▸ **Data extract**

====

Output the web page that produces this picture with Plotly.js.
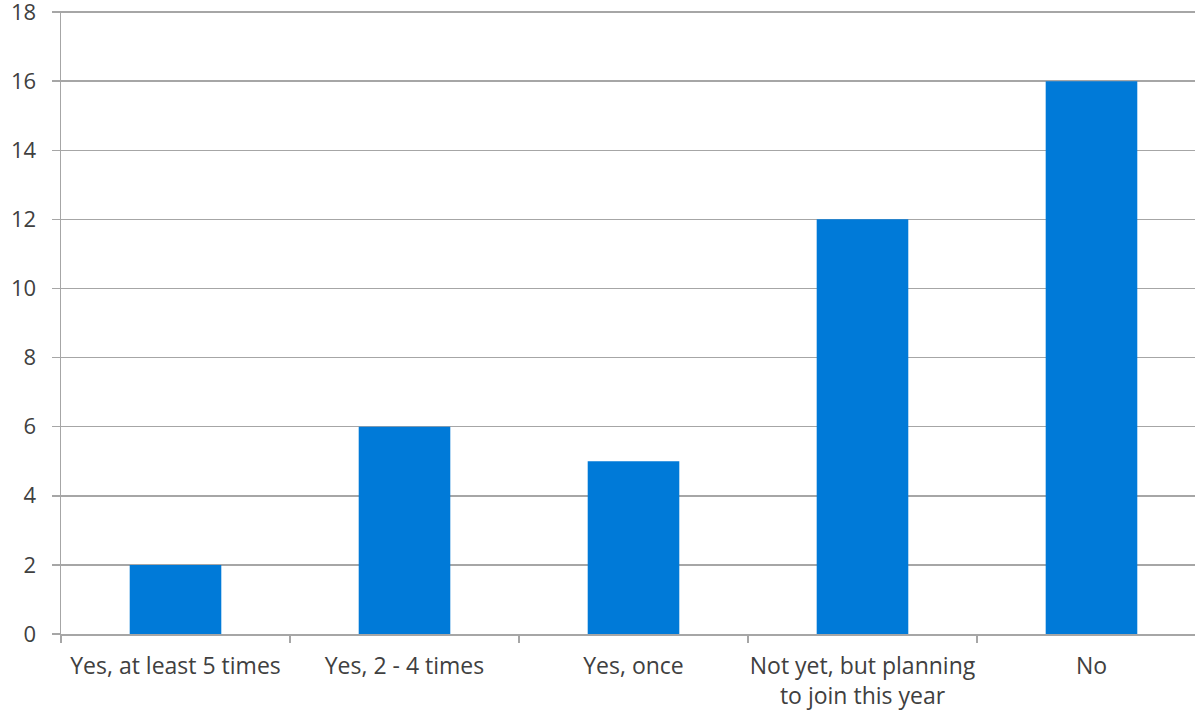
<!DOCTYPE html>
<html>
<head>
<meta charset="utf-8">
<script src="https://cdn.plot.ly/plotly-3.0.1.min.js"></script>
<style>html,body{margin:0;padding:0;background:#fff;}#chart{width:1195px;height:715px;}</style>
</head>
<body>
<div id="chart"></div>
<script>
const categories = ["Yes, at least 5 times", "Yes, 2 - 4 times", "Yes, once", "Not yet, but planning<br>to join this year", "No"];
const values = [2, 6, 5, 12, 16];
const yTicks = [0, 2, 4, 6, 8, 10, 12, 14, 16, 18];

const trace = {
  type: "bar",
  x: categories,
  y: values,
  marker: {color: "#007AD8"},
  hoverinfo: "x+y"
};

const layout = {
  width: 1195,
  height: 715,
  margin: {l: 61, r: 0, t: 11, b: 81},
  paper_bgcolor: "#ffffff",
  plot_bgcolor: "#ffffff",
  bargap: 0.6,
  showlegend: false,
  font: {family: "Open Sans, sans-serif", size: 23, color: "#404040"},
  xaxis: {
    type: "category",
    range: [-0.5, 4.452],
    showgrid: false,
    showline: true,
    linecolor: "#a6a6a6",
    linewidth: 1.5,
    ticks: "outside",
    tickson: "boundaries",
    ticklen: 7,
    tickcolor: "#a6a6a6",
    tickwidth: 1.5,
    tickangle: 0,
    ticklabelstandoff: 11,
    ticklabeloverflow: "allow",
    tickfont: {size: 23, color: "#404040"},
    fixedrange: true
  },
  yaxis: {
    range: [0, 18.03],
    tickvals: yTicks,
    ticktext: yTicks.map(String),
    showgrid: true,
    gridcolor: "#a6a6a6",
    gridwidth: 1.5,
    zeroline: false,
    showline: true,
    linecolor: "#a6a6a6",
    linewidth: 1.5,
    ticks: "outside",
    ticklen: 8,
    tickcolor: "#a6a6a6",
    tickwidth: 1.5,
    ticklabelstandoff: 11,
    ticklabeloverflow: "allow",
    tickfont: {size: 22, color: "#404040"},
    fixedrange: true
  }
};

Plotly.newPlot("chart", [trace], layout, {displayModeBar: false, staticPlot: true});
</script>
</body>
</html>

====

▸ **Work to be completed**
Leave out the pictures and output the rest of the material exactly as written.

▸ **The completed task**
Output the web page that produces this picture with Plotly.js.
<!DOCTYPE html>
<html>
<head>
<meta charset="utf-8">
<script src="https://cdn.plot.ly/plotly-3.0.1.min.js"></script>
<style>html,body{margin:0;padding:0;background:#fff;}#chart{width:1195px;height:715px;}</style>
</head>
<body>
<div id="chart"></div>
<script>
const categories = ["Yes, at least 5 times", "Yes, 2 - 4 times", "Yes, once", "Not yet, but planning<br>to join this year", "No"];
const values = [2, 6, 5, 12, 16];
const yTicks = [0, 2, 4, 6, 8, 10, 12, 14, 16, 18];

const trace = {
  type: "bar",
  x: categories,
  y: values,
  marker: {color: "#007AD8"},
  hoverinfo: "x+y"
};

const layout = {
  width: 1195,
  height: 715,
  margin: {l: 61, r: 0, t: 11, b: 81},
  paper_bgcolor: "#ffffff",
  plot_bgcolor: "#ffffff",
  bargap: 0.6,
  showlegend: false,
  font: {family: "Open Sans, sans-serif", size: 23, color: "#404040"},
  xaxis: {
    type: "category",
    range: [-0.5, 4.452],
    showgrid: false,
    showline: true,
    linecolor: "#a6a6a6",
    linewidth: 1.5,
    ticks: "outside",
    tickson: "boundaries",
    ticklen: 7,
    tickcolor: "#a6a6a6",
    tickwidth: 1.5,
    tickangle: 0,
    ticklabelstandoff: 11,
    ticklabeloverflow: "allow",
    tickfont: {size: 23, color: "#404040"},
    fixedrange: true
  },
  yaxis: {
    range: [0, 18.03],
    tickvals: yTicks,
    ticktext: yTicks.map(String),
    showgrid: true,
    gridcolor: "#a6a6a6",
    gridwidth: 1.5,
    zeroline: false,
    showline: true,
    linecolor: "#a6a6a6",
    linewidth: 1.5,
    ticks: "outside",
    ticklen: 8,
    tickcolor: "#a6a6a6",
    tickwidth: 1.5,
    ticklabelstandoff: 11,
    ticklabeloverflow: "allow",
    tickfont: {size: 22, color: "#404040"},
    fixedrange: true
  }
};

Plotly.newPlot("chart", [trace], layout, {displayModeBar: false, staticPlot: true});
</script>
</body>
</html>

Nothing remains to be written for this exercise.